In retrospect, onlookers may pause to say that the board’s decision was impulsive – that the 27-year-old founder / CEO deserves the room and time to make mistakes – and in some aspects, I agree. If his only mistake was to unintentionally run afoul of guidelines put in place by the site’s hosts and owners of the stores he needs to reach potential customers – fine. But his mistake wasn’t that he broke the rules. His mistake, and I’m not even sure it can be called that, is that he lacks any understanding of how his management of the company landed them in the position they’re currently in. Following his firing, he continued to say he didn’t understand why he was let go, that his vision was “pretty aligned” with what the board wanted and that there was no way the unprecedented removal from Amazon’s Servers could be blamed on him.
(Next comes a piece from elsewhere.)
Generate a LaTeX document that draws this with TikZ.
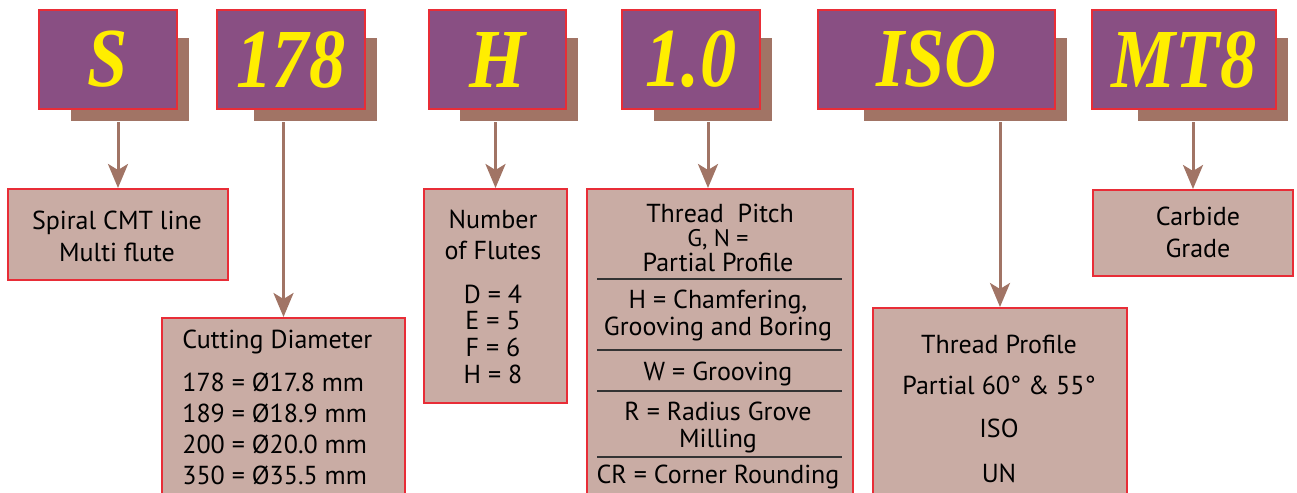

He argued that, following their removal from the three platforms (saying nothing of the Capitol Riots), he thought they should design a way to keep free speech at the center of their platform while using “authoritative” A.I. and software to proactively flag content (rather than letting humans flag it, as the site had previously done.) and then have a jury check it if there were any complaints. While his inability to see the role he played in all of this borders on delusion, I believe what ultimately cost him his job was his patent naivete when it came to content moderation. When you market yourself as a free-speech haven, there’s going to be more vile content than there are jurors to oversee the appeal process. His vision for the platform could not scale, and he was unwilling to do it any other way.
tl;dr
– Yesterday John Matze sent a memo to employees at Parler informing them that as of January 29th, he was no longer CEO of the company.
– Just two weeks prior, both Apple and Amazon quoted him saying “I don’t feel responsible for this [the events at the Capitol] and neither should the platform” as their reason why the app would be pulled from their services. Without a moderation system in place, Parler was in breach of both contracts.
– After being removed from Amazon Web Services, Parler sued AWS for an injunction – asking they give them 30 days they felt their contract entitled them to – so they could find another host and transfer all of their website data without any downtime on the user’s-end. The court said no.
– In his memo, Matze claimed he was kicked out because of his “belief in free speech;” that he was “advocating for product stability and a more effective approach to moderation.” But the second sentence stands not only in opposition to the first, but to the point he tried to make numerous times in his interview with Kara Swisher. As a staunch supporter of the first amendment he was unwilling to change his content moderation system, and Parler’s board decided to put survival above principle.